По мнению Делёза, величие мыслей стоиков и состоит в их идее о том, что такие противоречия времени, как совокупность изменчивых настоящих и как бы бесконечного разделения на прошлое и будущее одновременно необходимы и взаимно исключаемы. С точки зрения Делёза, «в одном случае настоящее – это всё, прошлое и будущее указывают только на относительную разницу между двумя настоящими: одно имеет малую протяженность, другое сжато и наложено на большую протяженность. В другом случае настоящее – это ничто, чисто математический момент, бытие разума, выражающее прошлое и будущее, на которое оно разделено. Именно этот момент без толщины и протяжения разделяет каждое настоящее на прошлое и будущее.

Эон – это прошлое-будущее, которое в бесконечном делении абстрактного момента безостановочно разлагается в обоих смысловых направлениях, сразу и всегда уклоняется от настоящего.

Есть два времени: одно составлено только из сплетающихся настоящих, а другое постоянно разлагается на растянутое прошлое и будущее. Одно имеет всегда определенный вид, оно либо активно, либо пассивно, другое вечно, вечный инфинитив, вечно нейтрально. Одно циклично, оно измеряет движение тела, зависит от материи, которая ограничивает и заполняет его, другое – чистая прямая линия на поверхности, бестелесная и безграничная пустая форма времени, независимая от всякой материи.

Эон – это место бестелесных событий и атрибутов, отличающихся от качеств. Каждое событие в эоне – меньше наимельчайшего отрезка в хроносе. Но при этом же оно больше самого большого делителя хроноса, а именно – полного цикла. Бесконечно разделяясь в обоих смыслах и направлениях сразу, каждое событие пробегает весь эон и становится соразмерным по длине в обоих смыслах и направлениях.

Эон – прямая линия, прочерченная случайной точкой, чистая пустая форма времени, освободившаяся от телесного содержания настоящего. Каждое событие адекватно всему эону, каждое событие коммуницирует со всеми другими и все вместе они формируют одно Событие – событие эона, где они обладают вечной истиной. В фильме «Выкидыш» каждый кадр – эон, каждый эпизод – эон, и весь фильм – эон.

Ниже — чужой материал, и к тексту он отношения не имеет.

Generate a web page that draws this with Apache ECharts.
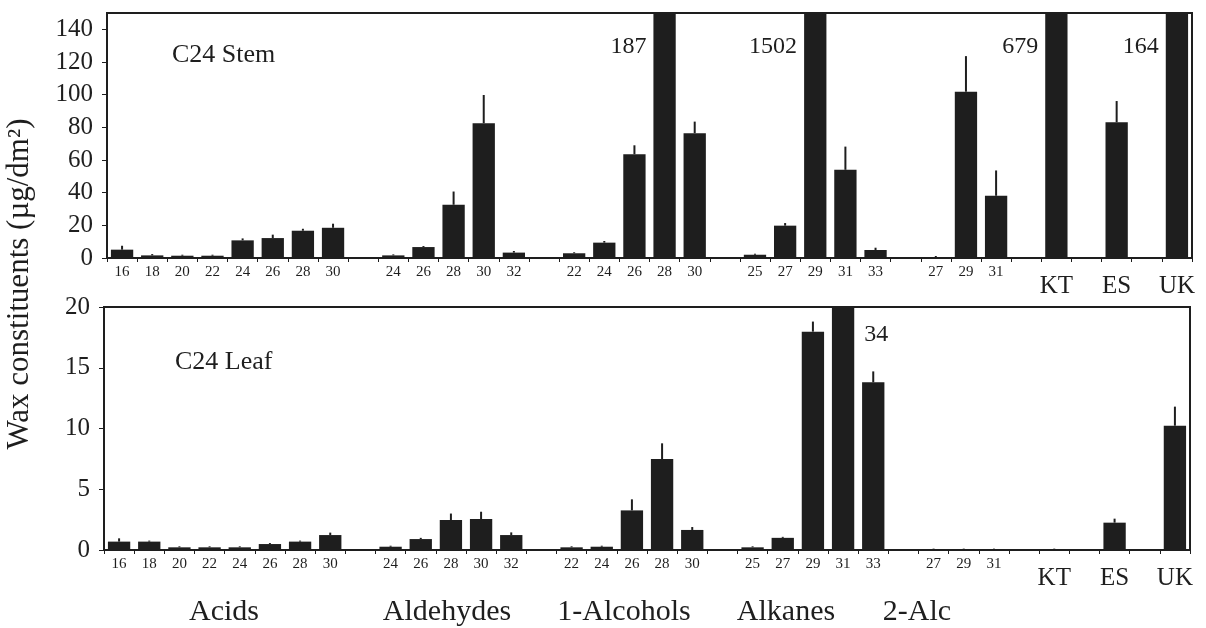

В этом тайна события. Оно существует на линии эона, но не заполняет её. Вся линия эона пробегается вдруг непрестанно скользящим вдоль этой линии и всегда проскакивающим мимо своего места. Только хронос заполняется положениями вещей и движениями тел, которым он дает меру. Будучи пустой и развернутой формой времени, он делит до бесконечности то, что преследует его, никогда не находя в нём пристанище – событие всех событий.